Di tambahnya lagi. Pembenaran itu bisa mengambil hukum wajib, sunnah, mubah, makruh, dan haram. Pandangan Islam tentang merokok dalam kategori apa ia ditempatkan dari kelima tingkatan hukum di atas, ditentukan oleh sifat rokok serta dampak-dampaknya bagi kelima tujuan pokok agama. Sebagian ulama terdahulu cenderung menilai rokok sebagai sesuatu yang mubah. Ini disebabkan karena mereka tidak atau belum mengetahui dampak negatif merokok.
Ulama-ulama kontemporer banyak merujuk kepada para pakar untuk mengetahui unsur-unsur rokok, serta dampaknya terhadap manusia. Atas dasar informasi itu, mereka menetapkan hukumnya.

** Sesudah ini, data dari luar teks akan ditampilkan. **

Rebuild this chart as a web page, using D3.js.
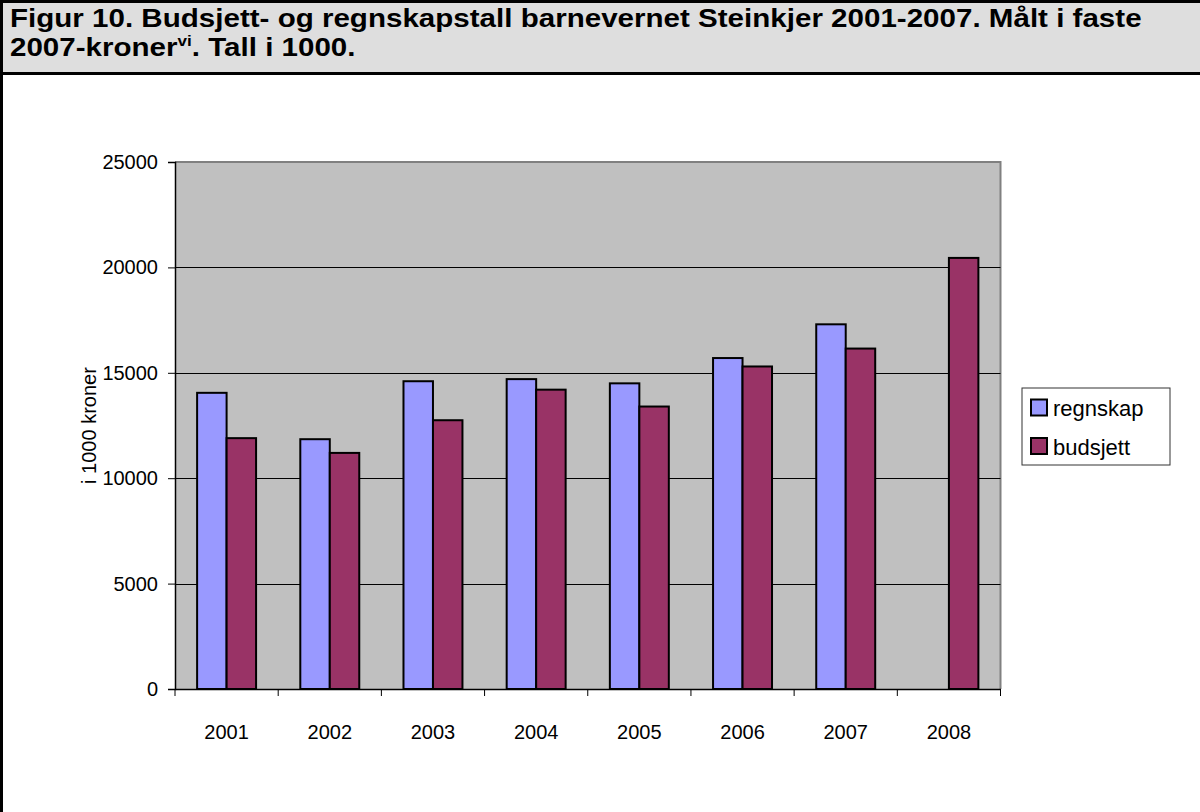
<!DOCTYPE html>
<html>
<head>
<meta charset="utf-8">
<script src="https://cdn.jsdelivr.net/npm/d3@7"></script>
<style>
  html, body { margin: 0; padding: 0; background: #fff; }
  svg { display: block; font-family: Arial, "Liberation Sans", sans-serif; }
</style>
</head>
<body>
<svg id="chart" width="1200" height="812"></svg>
<script>
const categories = ["2001", "2002", "2003", "2004", "2005", "2006", "2007", "2008"];
const regnskap = [14050, 11850, 14600, 14700, 14500, 15700, 17300, null];
const budsjett = [11900, 11200, 12750, 14200, 13400, 15300, 16150, 20450];
const seriesNames = ["regnskap", "budsjett"];
const seriesColors = ["#9999ff", "#993366"];
const yTicks = [0, 5000, 10000, 15000, 20000, 25000];
const titleLine1 = "Figur 10. Budsjett- og regnskapstall barnevernet Steinkjer 2001-2007. Målt i faste";
const titleLine2a = "2007-kroner";
const titleSup = "vi";
const titleLine2b = ". Tall i 1000.";
const yLabel = "i 1000 kroner";

const svg = d3.select("#chart");

// outer frame and title box
svg.append("rect").attr("x", 1.5).attr("y", 1.5).attr("width", 1200).attr("height", 72)
  .attr("fill", "#dedede");
svg.append("line").attr("x1", 0).attr("x2", 1200).attr("y1", 1.5).attr("y2", 1.5)
  .attr("stroke", "#000").attr("stroke-width", 3);
svg.append("line").attr("x1", 0).attr("x2", 1200).attr("y1", 73.5).attr("y2", 73.5)
  .attr("stroke", "#000").attr("stroke-width", 3);
svg.append("line").attr("x1", 1.5).attr("x2", 1.5).attr("y1", 0).attr("y2", 812)
  .attr("stroke", "#000").attr("stroke-width", 3);

// title (slightly condensed bold)
const tg = svg.append("g");
const t1 = tg.append("text").attr("x", 0).attr("y", 27)
  .attr("font-weight", "bold").attr("font-size", 26).attr("fill", "#000").text(titleLine1);
const natural = t1.node().getComputedTextLength();
const sx = 1132 / natural;
tg.attr("transform", `translate(10,0) scale(${sx},1)`);
const t2 = tg.append("text").attr("x", 0).attr("y", 56)
  .attr("font-weight", "bold").attr("font-size", 26).attr("fill", "#000");
t2.append("tspan").text(titleLine2a);
t2.append("tspan").attr("dy", -10).attr("font-size", 15).text(titleSup);
t2.append("tspan").attr("dy", 10).text(titleLine2b);

// plot
const x0 = 175, x1 = 1000.5, yTop = 162, yBot = 689;
const x = d3.scaleBand().domain(categories).range([x0, x1]).paddingInner(0).paddingOuter(0);
const y = d3.scaleLinear().domain([0, 25000]).range([yBot, yTop]);
const bw = x.bandwidth() / 3.5;

svg.append("rect").attr("x", x0).attr("y", yTop).attr("width", x1 - x0).attr("height", yBot - yTop)
  .attr("fill", "#c0c0c0");
svg.append("path").attr("d", `M${x0},${yTop}H${x1}V${yBot}`).attr("fill", "none")
  .attr("stroke", "#808080").attr("stroke-width", 2);

// gridlines
svg.append("g").selectAll("line").data(yTicks.filter(d => d > 0 && d < 25000)).join("line")
  .attr("x1", x0).attr("x2", x1).attr("y1", d => Math.round(y(d)) + 0.5).attr("y2", d => Math.round(y(d)) + 0.5)
  .attr("stroke", "#000").attr("stroke-width", 1);

// bars
const data = [regnskap, budsjett];
data.forEach((vals, si) => {
  svg.append("g").selectAll("rect").data(categories.map((c, i) => ({c, v: vals[i]})).filter(d => d.v != null))
    .join("rect")
    .attr("x", d => x(d.c) + bw * 0.75 + si * bw)
    .attr("y", d => y(d.v))
    .attr("width", bw)
    .attr("height", d => yBot - y(d.v))
    .attr("fill", seriesColors[si])
    .attr("stroke", "#000").attr("stroke-width", 2);
});

// y axis
const yAxis = d3.axisLeft(y).tickValues(yTicks).tickSize(7).tickPadding(10).tickFormat(d3.format("d"));
const gy = svg.append("g").attr("transform", `translate(${x0},0)`).call(yAxis);
gy.select(".domain").attr("stroke", "#000").attr("stroke-width", 1.5);
gy.selectAll(".tick line").attr("stroke", "#000");
gy.selectAll(".tick text").attr("font-size", 20).attr("fill", "#000").attr("font-family", "Arial, 'Liberation Sans', sans-serif");

// x axis
const xAxis = d3.axisBottom(x).tickSize(0).tickPadding(36);
const gx = svg.append("g").attr("transform", `translate(0,${yBot})`).call(xAxis);
gx.select(".domain").attr("stroke", "#000").attr("stroke-width", 1.5);
gx.selectAll(".tick text").attr("font-size", 20).attr("fill", "#000").attr("font-family", "Arial, 'Liberation Sans', sans-serif");
const bounds = categories.map(c => x(c)).concat([x1]);
gx.append("g").selectAll("line").data(bounds).join("line")
  .attr("x1", d => d).attr("x2", d => d).attr("y1", 0).attr("y2", 7)
  .attr("stroke", "#000").attr("stroke-width", 1);

// y label
svg.append("text").attr("transform", `translate(96,${(yTop + yBot) / 2}) rotate(-90)`)
  .attr("text-anchor", "middle").attr("font-size", 20).attr("fill", "#000").text(yLabel);

// legend
const lg = svg.append("g");
lg.append("rect").attr("x", 1022).attr("y", 388).attr("width", 148).attr("height", 77)
  .attr("fill", "#fff").attr("stroke", "#333").attr("stroke-width", 1);
seriesNames.forEach((n, i) => {
  lg.append("rect").attr("x", 1031).attr("y", 399.5 + i * 38.5).attr("width", 16).attr("height", 16)
    .attr("fill", seriesColors[i]).attr("stroke", "#000").attr("stroke-width", 2);
  lg.append("text").attr("x", 1053).attr("y", 416 + i * 38.5).attr("font-size", 22).attr("fill", "#000").text(n);
});
</script>
</body>
</html>
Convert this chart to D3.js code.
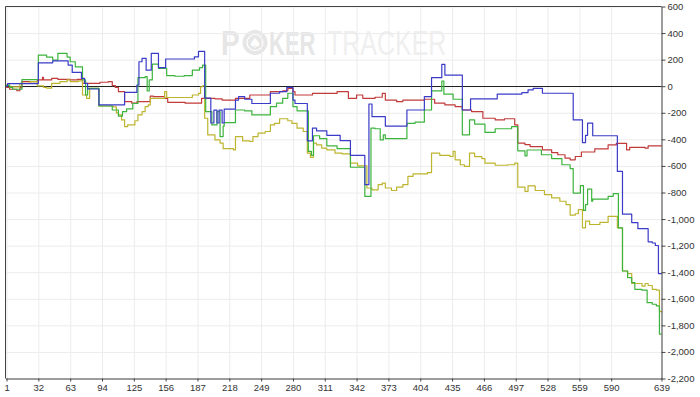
<!DOCTYPE html>
<html>
<head>
<meta charset="utf-8">
<script src="https://cdn.jsdelivr.net/npm/d3@7"></script>
<style>
  html, body { margin: 0; padding: 0; background: #ffffff; }
  svg { display: block; }
</style>
</head>
<body>
<svg id="chart" width="700" height="397"></svg>
<script>
// ---- data: [hand, cumulative value] breakpoints ----
const xTicks = [1, 32, 63, 94, 125, 156, 187, 218, 249, 280, 311, 342, 373, 404, 435, 466, 497, 528, 559, 590, 639];
const yTicks = [600, 400, 200, 0, -200, -400, -600, -800, -1000, -1200, -1400, -1600, -1800, -2000, -2200];

const blueSeries = [[0,0],[2,20],[32,176],[46,191],[61,159],[65,104],[74,59],[77,22],[80,-21],[91,-141],[116,-46],[128,9],[130,184],[133,209],[137,121],[142,247],[149,140],[156,205],[184,221],[188,262],[194,-89],[200,-277],[203,-180],[206,-277],[208,-180],[211,-277],[213,-173],[224,-104],[227,-79],[233,-98],[240,-130],[258,-53],[267,-41],[274,-8],[280,-104],[282,-130],[294,-411],[299,-316],[303,-336],[313,-370],[326,-410],[336,-520],[350,-741],[354,-134],[357,-229],[370,-300],[391,-179],[408,-79],[415,64],[425,164],[428,84],[445,-179],[453,-95],[479,-59],[503,-49],[509,-28],[514,-16],[523,-53],[553,-254],[562,-424],[565,-370],[567,-278],[572,-373],[596,-641],[601,-963],[610,-1026],[616,-1072],[626,-1171],[630,-1180],[633,-1199],[636,-1410],[639,-1412]];

const greenSeries = [[0,0],[1,8],[4,-8],[7,-23],[16,50],[32,234],[40,219],[46,197],[51,247],[60,219],[63,184],[68,146],[75,47],[78,-66],[80,-16],[91,-149],[104,-179],[110,-225],[114,-191],[118,-170],[124,-130],[129,64],[136,72],[138,-36],[140,47],[143,167],[149,134],[157,80],[165,75],[174,80],[182,121],[189,140],[192,159],[195,-191],[201,-291],[206,-191],[209,-379],[212,-300],[213,-274],[224,-179],[233,-185],[240,-216],[258,-154],[264,-128],[270,-91],[275,-53],[280,-154],[284,-185],[295,-491],[298,-520],[300,-373],[306,-395],[313,-449],[323,-470],[336,-610],[350,-829],[356,-316],[360,-320],[365,-404],[368,-366],[370,-395],[391,-279],[399,-270],[408,-179],[415,-35],[425,39],[427,-60],[436,-98],[445,-366],[452,-254],[457,-285],[467,-347],[477,-320],[493,-304],[499,-486],[506,-524],[508,-480],[522,-516],[532,-545],[542,-591],[550,-620],[553,-804],[560,-749],[563,-935],[565,-891],[567,-774],[571,-866],[572,-850],[587,-829],[592,-809],[597,-1066],[601,-1391],[606,-1441],[610,-1478],[613,-1529],[620,-1535],[625,-1629],[630,-1641],[634,-1654],[637,-1866],[639,-1866]];

const redSeries = [[0,0],[1,-8],[4,-23],[11,-34],[14,-10],[16,34],[31,47],[36,67],[37,47],[45,59],[51,52],[63,47],[70,52],[75,22],[92,30],[100,34],[104,5],[107,-9],[110,-41],[116,-116],[123,-128],[128,-116],[141,-74],[144,-79],[155,-91],[158,-121],[175,-128],[191,-91],[204,-95],[211,-104],[224,-91],[238,-66],[258,-41],[270,-34],[275,-16],[280,-41],[282,-66],[299,-54],[313,-54],[323,-41],[334,-91],[342,-66],[348,-91],[360,-83],[367,-54],[370,-104],[381,-116],[387,-104],[408,-98],[418,-128],[428,-141],[438,-154],[445,-179],[454,-191],[465,-241],[477,-254],[486,-245],[496,-291],[499,-428],[506,-440],[511,-454],[523,-479],[532,-500],[538,-516],[545,-541],[550,-554],[555,-529],[561,-495],[574,-472],[587,-441],[595,-430],[605,-479],[608,-461],[623,-466],[626,-449],[639,-452]];

const yellowSeries = [[0,0],[1,9],[4,-5],[14,22],[24,34],[31,2],[37,-8],[40,-15],[45,22],[53,34],[60,47],[63,34],[71,40],[75,-66],[79,-91],[82,-16],[91,-149],[105,-155],[108,-200],[110,-216],[113,-254],[116,-304],[119,-291],[126,-260],[129,-216],[133,-191],[136,-154],[139,-141],[141,-91],[155,-41],[157,-85],[182,-66],[188,-54],[190,-4],[192,2],[194,-241],[197,-366],[204,-404],[209,-428],[212,-470],[222,-479],[224,-379],[231,-412],[238,-416],[241,-379],[246,-353],[253,-341],[258,-291],[262,-279],[267,-245],[275,-260],[279,-280],[284,-316],[290,-341],[294,-504],[297,-535],[300,-428],[303,-441],[308,-466],[313,-479],[321,-504],[328,-510],[336,-579],[343,-600],[352,-766],[357,-780],[363,-741],[367,-729],[370,-766],[376,-785],[381,-760],[387,-741],[392,-679],[397,-660],[411,-650],[415,-504],[423,-520],[433,-529],[436,-491],[438,-554],[443,-591],[447,-604],[452,-504],[457,-530],[464,-545],[467,-579],[477,-595],[489,-591],[496,-579],[499,-760],[506,-791],[509,-750],[516,-785],[525,-816],[532,-841],[540,-866],[546,-891],[550,-970],[555,-960],[558,-929],[562,-1066],[565,-1016],[569,-1041],[579,-1025],[587,-979],[596,-1066],[601,-1391],[606,-1410],[610,-1485],[620,-1504],[623,-1485],[626,-1500],[630,-1529],[634,-1535],[637,-1695],[639,-1704]];

const seriesList = [
  { name: "red", data: redSeries, color: "#c23b3b" },
  { name: "yellow", data: yellowSeries, color: "#bdb52e" },
  { name: "green", data: greenSeries, color: "#3cb43c" },
  { name: "blue", data: blueSeries, color: "#3b3bc8" }
];

// ---- layout ----
const W = 700, H = 397;
const plot = { left: 5.5, right: 661.5, top: 6.5, bottom: 378.5 };
const svg = d3.select("#chart");

const x = d3.scaleLinear().domain([0, 639]).range([plot.left, plot.right]);
const y = d3.scaleLinear().domain([-2200, 600]).range([plot.bottom, plot.top]);

// watermark (narrow glyphs via vertical stretch so words do not overlap)
const wm = svg.append("g").attr("class", "watermark");
wm.append("text").attr("transform", "translate(221,55) scale(1,1.25)")
  .attr("font-family", "Liberation Sans, Arial, sans-serif")
  .attr("font-weight", "bold").attr("font-size", 28).attr("fill", "#e6e6e6").text("P");
wm.append("circle").attr("cx", 255).attr("cy", 42.5).attr("r", 12.5).attr("fill", "#e6e6e6");
wm.append("circle").attr("cx", 255).attr("cy", 42.5).attr("r", 8).attr("fill", "none").attr("stroke", "#ffffff").attr("stroke-width", 1.2);
wm.append("text").attr("x", 255).attr("y", 47.5).attr("text-anchor", "middle").attr("font-size", 14)
  .attr("font-family", "DejaVu Sans, sans-serif").attr("fill", "#ffffff").text("\u2660");
wm.append("text").attr("transform", "translate(269,55) scale(1,1.55)")
  .attr("font-family", "Liberation Sans, Arial, sans-serif")
  .attr("font-weight", "bold").attr("font-size", 22).attr("fill", "#e6e6e6").text("KER");
wm.append("text").attr("transform", "translate(327,55) scale(1,1.38)")
  .attr("font-family", "Liberation Sans, Arial, sans-serif")
  .attr("font-size", 25).attr("fill", "#efefef").text("TRACKER");

// grid lines
const grid = svg.append("g").attr("class", "grid");
grid.append("g")
  .attr("transform", `translate(0,${plot.bottom})`)
  .call(d3.axisBottom(x).tickValues(xTicks).tickSize(-(plot.bottom - plot.top)).tickFormat(""))
  .call(g => g.select(".domain").remove())
  .call(g => g.selectAll("line").attr("stroke", "#ececec"));
grid.append("g")
  .attr("transform", `translate(${plot.left},0)`)
  .call(d3.axisLeft(y).tickValues(yTicks).tickSize(-(plot.right - plot.left)).tickFormat(""))
  .call(g => g.select(".domain").remove())
  .call(g => g.selectAll("line").attr("stroke", "#ececec"));

// zero line
svg.append("line")
  .attr("x1", plot.left).attr("x2", plot.right)
  .attr("y1", Math.round(y(0)) + 0.5).attr("y2", Math.round(y(0)) + 0.5)
  .attr("stroke", "#222").attr("stroke-width", 1);

// series lines
const line = d3.line().x(d => x(d[0])).y(d => y(d[1])).curve(d3.curveStepAfter);
svg.append("g").attr("class", "series")
  .selectAll("path").data(seriesList).join("path")
  .attr("d", d => line(d.data))
  .attr("fill", "none")
  .attr("stroke", d => d.color)
  .attr("stroke-width", 1.2)
  .attr("stroke-linejoin", "round");

// frame: top and left borders
svg.append("line").attr("x1", plot.left).attr("x2", plot.right).attr("y1", plot.top).attr("y2", plot.top)
  .attr("stroke", "#444").attr("stroke-width", 1);
svg.append("line").attr("x1", plot.left).attr("x2", plot.left).attr("y1", plot.top).attr("y2", plot.bottom)
  .attr("stroke", "#444").attr("stroke-width", 1);

// axes
const fmt = d => d3.format(",")(d).replace("\u2212", "-");
const xAxis = svg.append("g")
  .attr("transform", `translate(0,${plot.bottom})`)
  .call(d3.axisBottom(x).tickValues(xTicks).tickSize(3).tickSizeOuter(0).tickPadding(3));
const yAxis = svg.append("g")
  .attr("transform", `translate(${plot.right},0)`)
  .call(d3.axisRight(y).tickValues(yTicks).tickSize(4).tickSizeOuter(0).tickPadding(2).tickFormat(fmt));

[xAxis, yAxis].forEach(a => {
  a.select(".domain").attr("stroke", "#444");
  a.selectAll(".tick line").attr("stroke", "#444");
  a.selectAll(".tick text")
    .attr("font-family", "Liberation Sans, Arial, sans-serif")
    .attr("font-size", 9.5)
    .attr("fill", "#333");
});
</script>
</body>
</html>
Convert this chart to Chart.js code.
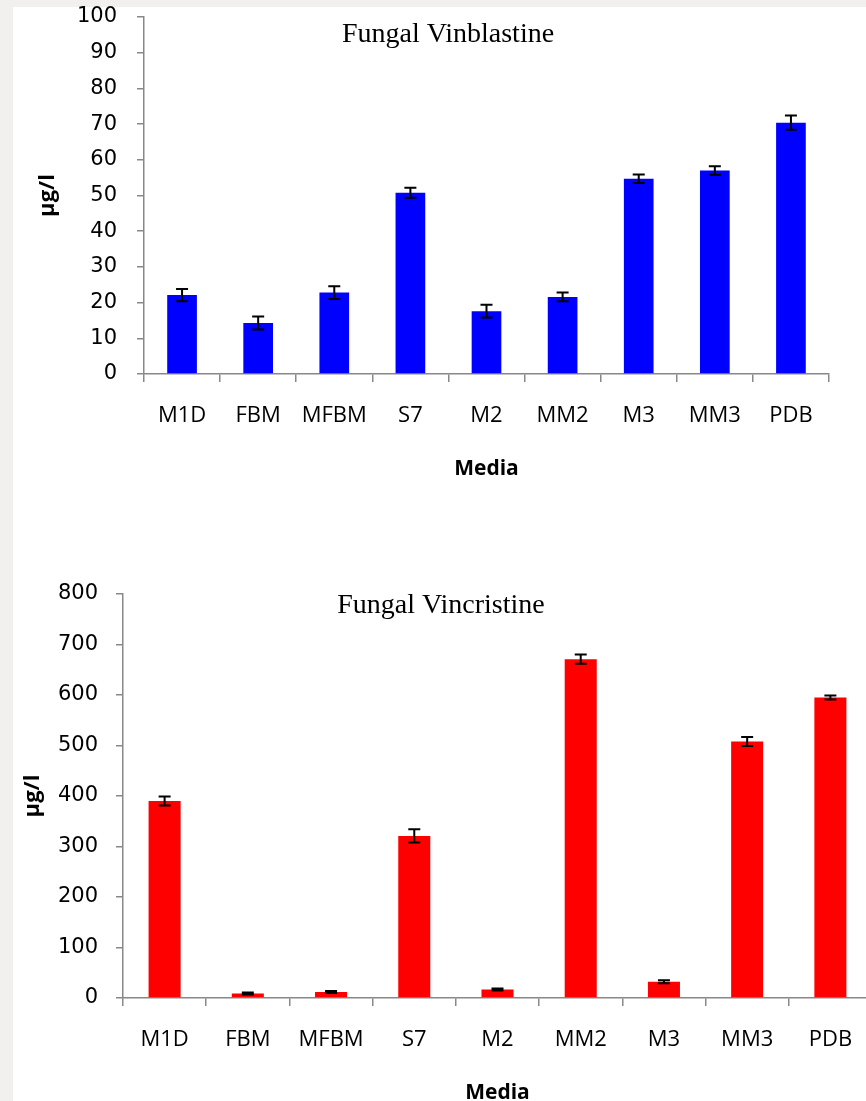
<!DOCTYPE html>
<html>
<head>
<meta charset="utf-8">
<script src="https://cdn.jsdelivr.net/npm/chart.js@4.4.1/dist/chart.umd.min.js"></script>
<style>
    html, body { margin: 0; padding: 0; width: 866px; height: 1101px; overflow: hidden; background: #f2f0ee; }
    .panel { position: absolute; left: 13px; top: 7px; right: 0; bottom: 0; background: #fff; }
    canvas { position: absolute; left: 0; }
    #vinblastineChart { top: 0; }
    #vincristineChart { top: 560px; }
</style>
</head>
<body>
<div class="panel"></div>
<canvas id="vinblastineChart" width="866" height="500"></canvas>
<canvas id="vincristineChart" width="880" height="564"></canvas>
<script>
    // Данные
    const media = ['M1D', 'FBM', 'MFBM', 'S7', 'M2', 'MM2', 'M3', 'MM3', 'PDB'];
    const media2 = ['M1D', 'FBM', 'MFBM', 'S7', 'M2', 'MM2', 'M3', 'MM3', 'PDB'];

    const vinblastine = [22.1, 14.3, 22.8, 50.8, 17.6, 21.6, 54.7, 57.0, 70.4];
    const vinblastineErr = [1.7, 1.8, 1.8, 1.4, 1.8, 1.2, 1.2, 1.2, 2.0];

    const vincristine = [390, 9, 12, 321, 17, 671, 32, 508, 595];
    const vincristineErr = [9, 2, 2, 13, 2, 9, 3, 9, 4];

    const axisGrey = '#888888';

    // Планки погрешностей
    const errorBars = {
        id: 'errorBars',
        afterDatasetsDraw(chart, args, opts) {
            const ctx = chart.ctx;
            const meta = chart.getDatasetMeta(0);
            const yScale = chart.scales.y;
            ctx.save();
            ctx.strokeStyle = '#000';
            ctx.lineWidth = 2;
            meta.data.forEach((bar, i) => {
                const v = chart.data.datasets[0].data[i];
                const e = opts.errors[i];
                const yTop = yScale.getPixelForValue(v + e);
                const yBot = yScale.getPixelForValue(v - e);
                ctx.beginPath();
                ctx.moveTo(bar.x, yTop);
                ctx.lineTo(bar.x, yBot);
                ctx.moveTo(bar.x - 6, yTop);
                ctx.lineTo(bar.x + 6, yTop);
                ctx.moveTo(bar.x - 6, yBot);
                ctx.lineTo(bar.x + 6, yBot);
                ctx.stroke();
            });
            ctx.restore();
        }
    };

    // Заголовок внутри области графика
    const innerTitle = {
        id: 'innerTitle',
        afterDraw(chart, args, opts) {
            const ctx = chart.ctx;
            ctx.save();
            ctx.font = '28px "Liberation Serif", "Times New Roman", serif';
            ctx.fillStyle = '#000';
            ctx.textAlign = 'center';
            ctx.textBaseline = 'alphabetic';
            ctx.fillText(opts.text, opts.x, opts.y);
            ctx.restore();
        }
    };

    function makeChart(id, labels, values, errors, color, cfg) {
        const ctx = document.getElementById(id).getContext('2d');
        return new Chart(ctx, {
            type: 'bar',
            data: {
                labels: labels,
                datasets: [{
                    data: values,
                    backgroundColor: color,
                    borderWidth: 0,
                    barPercentage: cfg.barPct,
                    categoryPercentage: 1
                }]
            },
            options: {
                responsive: false,
                animation: false,
                devicePixelRatio: 1,
                layout: {
                    padding: { top: cfg.top, right: cfg.right, bottom: 0, left: 0 }
                },
                plugins: {
                    legend: { display: false },
                    tooltip: { enabled: false },
                    errorBars: { errors: errors },
                    innerTitle: { text: cfg.title, x: cfg.titleX, y: cfg.titleY }
                },
                scales: {
                    x: {
                        afterFit: s => { s.height = 126; },
                        grid: {
                            drawOnChartArea: false,
                            drawTicks: true,
                            tickLength: 8,
                            color: axisGrey,
                            lineWidth: 1.5,
                            offset: true
                        },
                        border: { display: true, color: axisGrey, width: 1.5 },
                        ticks: {
                            color: '#000',
                            padding: 21,
                            font: { family: '"Open Sans", sans-serif', size: 22 },
                            maxRotation: 0,
                            autoSkip: false
                        },
                        title: {
                            display: true,
                            text: 'Media',
                            color: '#000',
                            font: { family: '"Open Sans", sans-serif', size: 21, weight: 'bold' },
                            padding: { top: 0, bottom: 18 }
                        }
                    },
                    y: {
                        min: 0,
                        max: cfg.max,
                        afterFit: s => {
                            s.width = cfg.axisLeft;
                            s.paddingTop = 0;
                            s.paddingBottom = 0;
                        },
                        grid: {
                            drawOnChartArea: false,
                            drawTicks: true,
                            tickLength: 7,
                            color: axisGrey,
                            lineWidth: 1.5
                        },
                        border: { display: true, color: axisGrey, width: 1.5 },
                        ticks: {
                            stepSize: cfg.step,
                            color: '#000',
                            padding: cfg.tickPad,
                            font: { family: '"DejaVu Sans", sans-serif', size: 21 }
                        },
                        title: {
                            display: true,
                            text: 'μg/l',
                            color: '#000',
                            font: { family: '"Open Sans", sans-serif', size: 22, weight: 'bold' },
                            padding: { top: cfg.yTitlePad, bottom: 0 }
                        }
                    }
                }
            },
            plugins: [errorBars, innerTitle]
        });
    }

    makeChart('vinblastineChart', media, vinblastine, vinblastineErr, '#0000ff', {
        barPct: 0.39, top: 17, right: 37, max: 100, step: 10,
        axisLeft: 144, tickPad: 20, yTitlePad: 35,
        title: 'Fungal Vinblastine', titleX: 448, titleY: 42
    });

    makeChart('vincristineChart', media2, vincristine, vincristineErr, '#ff0000', {
        barPct: 0.385, top: 34, right: 8, max: 800, step: 100,
        axisLeft: 123, tickPad: 18, yTitlePad: 20,
        title: 'Fungal Vincristine', titleX: 441, titleY: 53
    });
</script>
</body>
</html>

Al-marhum Syekh Mahmud Syaltut, Pemimpin Tertinggi Al-Azhar di tahun enam puluhan, menilai pendapat yang menyatakan merokok adalah makruh, bahkan haram, lebih dekat kepada kebenaran dan lebih kuat argumentasinya.
Ada tiga alasan pokok yang dijadikan pegangan untuk ketetapan hukum ini.
Pertama, sabda Nabi saw. Yang diriwayatkan oleh Imam Ahmad dan Abu Daud dan Ummu Salamah bahwa : “Rasul saw. Melarang segala sesuatu yang memabukkan dan melemaskan (menurunkan semangat)” (HR. Ahmad dan Abu Daud melalui Ummu Salamah ra.)
Seperti diketahui, seorang perokok akan kecanduan dengan rokok, yang terlihat dengan jelasa saat ia tidak memilikinya.
Kedua, merokok dinilai oleh banyak ulama sebagai salah satu bentuk pemborosan. Hal ini bukan hanya oleh orang perorang yang membeli sebatang dua batang, tetapi justru pabrik-pabrik rokok, yang mengeluarkan biaya tidak kecil untuk mempropagandakan sesuatu yang tidak bermanfaat kalau enggan berkata membahayakan. Agama melarang segala bentuk pemborosan, jangankan dalam hal buruk, atau tidak bermanfaat, dalam hal yang baik pun dilarangnya. “Tiada pemborosan dalam kebaikan dan tiada kebaikan dalam pemborosan” Demikian sabda Nabi Muhammad saw.
Ketiga, dampaknya terhadap kesehatan. Mayoritas dokter bahkan negara telah mengakui dampak buruk ini, sehingga seandainya tidak ada teks keagamaan (ayat atau hadist Rasul saw.) yang pasti menyangkut larangan merokok, maka dari segi “Tujuan Agama” sudah cukup sebagai argumentasi larangannya.
Ulasan : Perubahan Tubuh Seseorang Setelah Berhenti Merokok
Wahai teman-teman sekalian! Jangan berkata bahwa merokok adalah persoalan pribadi.
Tidak! Perokok pasif secara sengaja atau tidak, asap rokok orang lain dapat menanggung bahaya yang tidak kurang besarnya, bahkan lebih besar dari si perokok itu sendiri. Karena itu, hindarilah merokok, sebab jika tidak, memikul dosa dua kali. Pertama mengganggu orang lain, dan sebelumnya Anda menganiaya diri Anda sendiri. Di sisi lain, yang tidak merokok hindari perokok, karen itu berarti Anda menghindari bahaya, sekaligus meneguir secara tidak langsung si perokok, dan menyampaikan secara halus kepadanya bahwa Anda enggan bergaul dekat dengannya.